## Begin
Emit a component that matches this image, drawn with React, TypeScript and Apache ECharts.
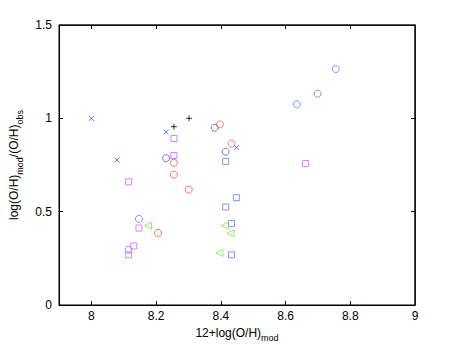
import React, { useEffect, useRef } from "react";
import * as echarts from "echarts";

const xTicks = [8, 8.2, 8.4, 8.6, 8.8, 9];
const yTicks = [0, 0.5, 1, 1.5];
const xRange = [7.9, 9];
const yRange = [0, 1.5];

const blueCircles = [[8.147, 0.461], [8.115, 0.296], [8.635, 1.075], [8.699, 1.132], [8.755, 1.264]];
const darkCircles = [[8.231, 0.787], [8.381, 0.95], [8.415, 0.821]];
const redCircles = [[8.397, 0.967], [8.433, 0.864], [8.255, 0.762], [8.255, 0.698], [8.301, 0.618], [8.206, 0.386]];
const pinkSquares = [[8.255, 0.892], [8.255, 0.801], [8.115, 0.66], [8.147, 0.412], [8.131, 0.316], [8.115, 0.269], [8.662, 0.758]];
const blueSquares = [[8.415, 0.769], [8.448, 0.575], [8.415, 0.525], [8.433, 0.437], [8.433, 0.269]];
const greenTriangles = [[8.175, 0.425], [8.412, 0.425], [8.43, 0.384], [8.396, 0.279]];
const blueCrosses = [[8.0, 1.0], [8.079, 0.777], [8.231, 0.927], [8.448, 0.844]];
const blackPlus = [[8.255, 0.955], [8.302, 1.0]];

const FONT = "'Liberation Sans', Arial, Helvetica, sans-serif";

export default function App() {
  const ref = useRef<HTMLDivElement>(null);
  useEffect(() => {
    if (!ref.current) return;
    const chart = echarts.init(ref.current, null, { renderer: "svg" });
    const hollow = (name: string, data: number[][], symbol: string, color: string, size: number, extra: any = {}) => ({
      name,
      type: "scatter",
      data,
      symbol,
      symbolSize: size,
      itemStyle: { color: "rgba(0,0,0,0)", borderColor: color, borderWidth: 1 },
      ...extra,
    });
    const axisLine = () => ({ show: true, onZero: false, lineStyle: { color: "#000", width: 1 } });
    const tick = (vals?: number[]) => ({
      show: true,
      inside: true,
      length: 4,
      ...(vals ? { customValues: vals } : {}),
      lineStyle: { color: "#000", width: 1 },
    });
    const rich = {
      n: { fontSize: 12, fontFamily: FONT, color: "#000", lineHeight: 16, verticalAlign: "top" },
      s: { fontSize: 9, fontFamily: FONT, color: "#000", lineHeight: 16, verticalAlign: "bottom", padding: [6, 0, 0, 0] },
    };
    chart.setOption({
      animation: false,
      grid: {
        left: 59,
        top: 25,
        right: 43,
        bottom: 40,
        containLabel: false,
        outerBoundsMode: "none",
        show: true,
        borderColor: "#000",
        borderWidth: 1,
        backgroundColor: "rgba(0,0,0,0)",
      },
      xAxis: [
        {
          type: "value",
          min: xRange[0],
          max: xRange[1],
          position: "bottom",
          axisLine: axisLine(),
          splitLine: { show: false },
          axisTick: tick(xTicks),
          axisLabel: { customValues: xTicks, color: "#000", fontSize: 12, fontFamily: FONT, margin: 5 },
          name: "{n|12+log(O/H)}{s|mod}",
          nameLocation: "middle",
          nameGap: 8,
          nameTextStyle: { rich },
        },
        {
          type: "value",
          min: xRange[0],
          max: xRange[1],
          position: "top",
          axisLine: axisLine(),
          splitLine: { show: false },
          axisTick: tick(xTicks),
          axisLabel: { show: false, customValues: xTicks },
        },
      ],
      yAxis: [
        {
          type: "value",
          min: yRange[0],
          max: yRange[1],
          interval: 0.5,
          position: "left",
          axisLine: axisLine(),
          splitLine: { show: false },
          axisTick: tick(),
          axisLabel: { color: "#000", fontSize: 12, fontFamily: FONT, margin: 7 },
          name: "{n|log(O/H)}{s|mod}{n|/(O/H)}{s|obs}",
          nameLocation: "middle",
          nameGap: 33,
          nameTextStyle: { rich },
        },
        {
          type: "value",
          min: yRange[0],
          max: yRange[1],
          interval: 0.5,
          position: "right",
          axisLine: axisLine(),
          splitLine: { show: false },
          axisTick: tick(),
          axisLabel: { show: false },
        },
      ],
      series: [
        hollow("blueCircles", blueCircles, "circle", "#6a78ff", 7),
        hollow("darkCircles", darkCircles, "circle", "#5a50dd", 7),
        hollow("redCircles", redCircles, "circle", "#ff4f4f", 7),
        hollow("pinkSquares", pinkSquares, "rect", "#cc66ff", 6),
        hollow("blueSquares", blueSquares, "rect", "#6a78ff", 6),
        hollow("greenTriangles", greenTriangles, "triangle", "#77ee33", 7, { symbolRotate: 90 }),
        hollow("blueCrosses", blueCrosses, "path://M0,0L10,10M10,0L0,10", "#3f4fff", 5),
        hollow("blackPlus", blackPlus, "path://M5,0L5,10M0,5L10,5", "#000", 6),
        {
          name: "frame",
          type: "line",
          data: [[xRange[0], yRange[1]], [xRange[1], yRange[1]], [xRange[1], yRange[0]]],
          symbol: "none",
          silent: true,
          clip: false,
          lineStyle: { color: "#222", width: 1.2 },
          z: 1,
        },
      ],
    });
    return () => chart.dispose();
  }, []);
  return <div ref={ref} style={{ position: "absolute", left: 0, top: 0, width: 458, height: 345 }} />;
}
## End
# To be done:
Without the pictures, return the listing above from its first line through the line that has "const yRange = [0, 1.5];".

# Exercise output:
Emit a component that matches this image, drawn with React, TypeScript and Apache ECharts.
import React, { useEffect, useRef } from "react";
import * as echarts from "echarts";

const xTicks = [8, 8.2, 8.4, 8.6, 8.8, 9];
const yTicks = [0, 0.5, 1, 1.5];
const xRange = [7.9, 9];
const yRange = [0, 1.5];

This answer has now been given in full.